Two giant cookies ... sitting in a tree ... k-i-s-s-i-n-g.

Someone took a bite out of my cookie! (It was me)

I dove into the s’mores cookie.  Gotta say that it looked awesome. It felt awesome, too (nice and warm). But the taste was only … “ok”.  Only ok?!  That’s impossible!  It’s chocolate and marshmallow and graham!  I think it’s because the cookie, itself, was a little dry.  And even though it was brown, the cookie didn’t taste super-chocolatey – I kept longing to encounter a chocolate chunk – that’s where the money was.  I liked the deep, almost-dark chocolate flavor of the melty morsels.  The graham cracker, although good in theory, really didn’t do much for me; the large pieces burst apart into chalky, dry crumbs (maybe they would have been better in the background of a moist-er cookie?).  The marshmallow had a fun-to-chew stickiness about it – but some chunks were so large that I found myself chewing long after the rest of the cookie had disintegrated.  It cost over $2 – I felt a little cheated.

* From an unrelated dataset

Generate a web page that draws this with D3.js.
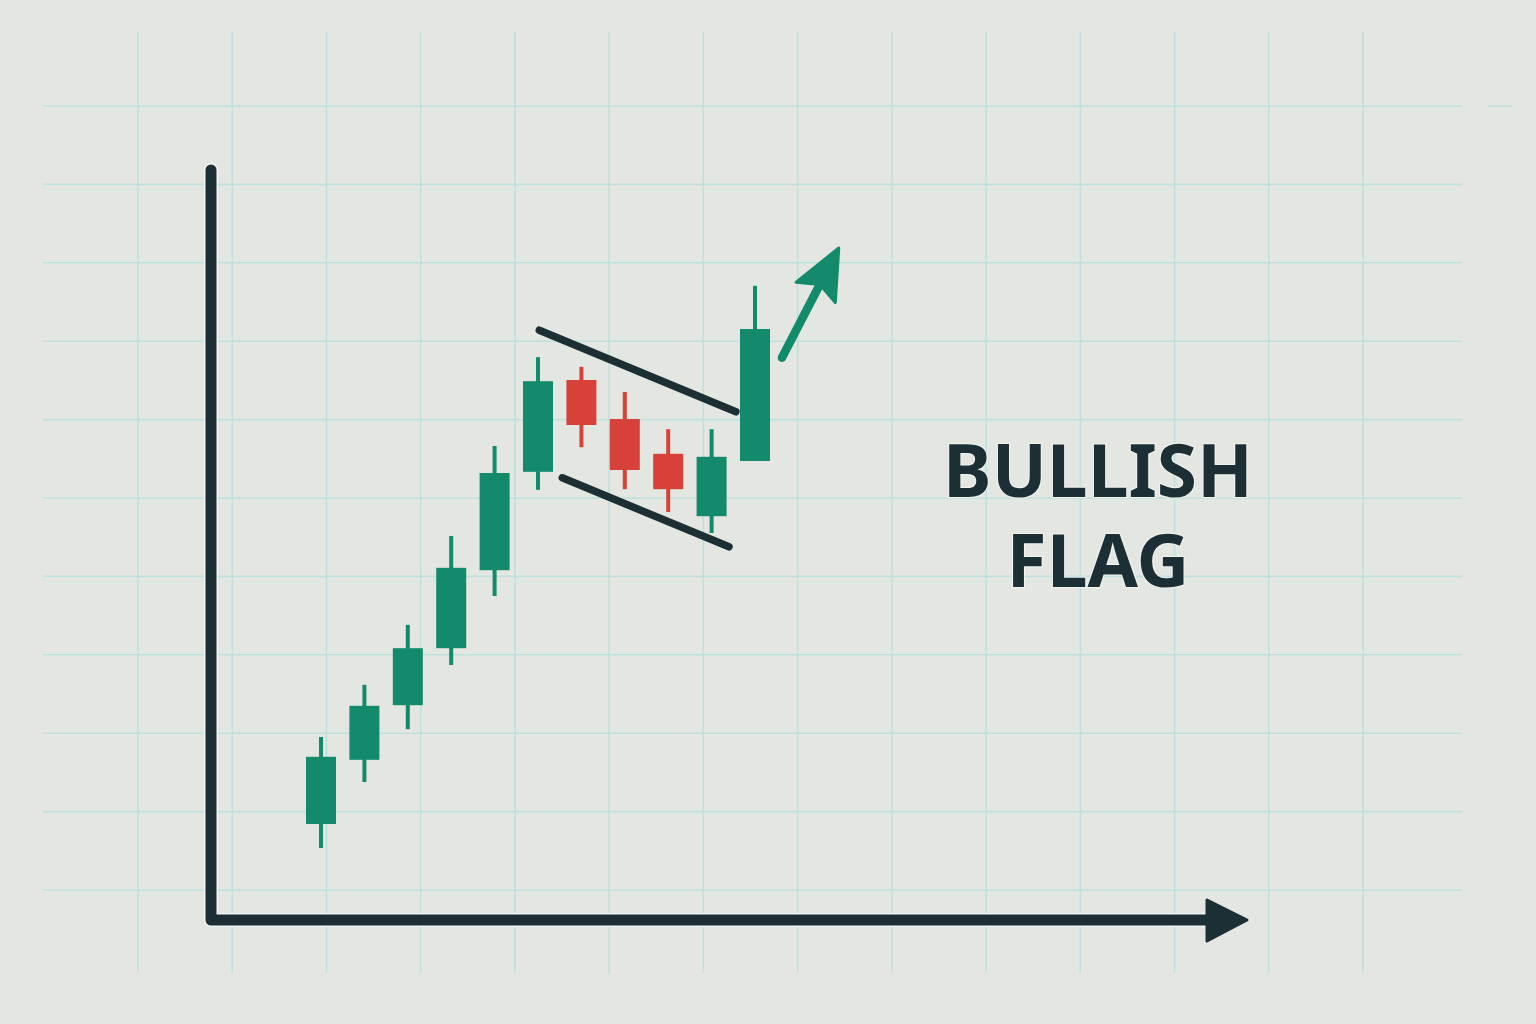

I saved the other cookie for g.  She came home and offered me a piece.  Now THAT was a mighty fine cookie.  The cookie was sweet (but not too sweet), moist, and studded with plenty of those chocolate morsels that I looked forward to in the cookie above.  Mmmmm.  Conclusion – when I see that truck again, I’ll be picking up some more plain ones – no question.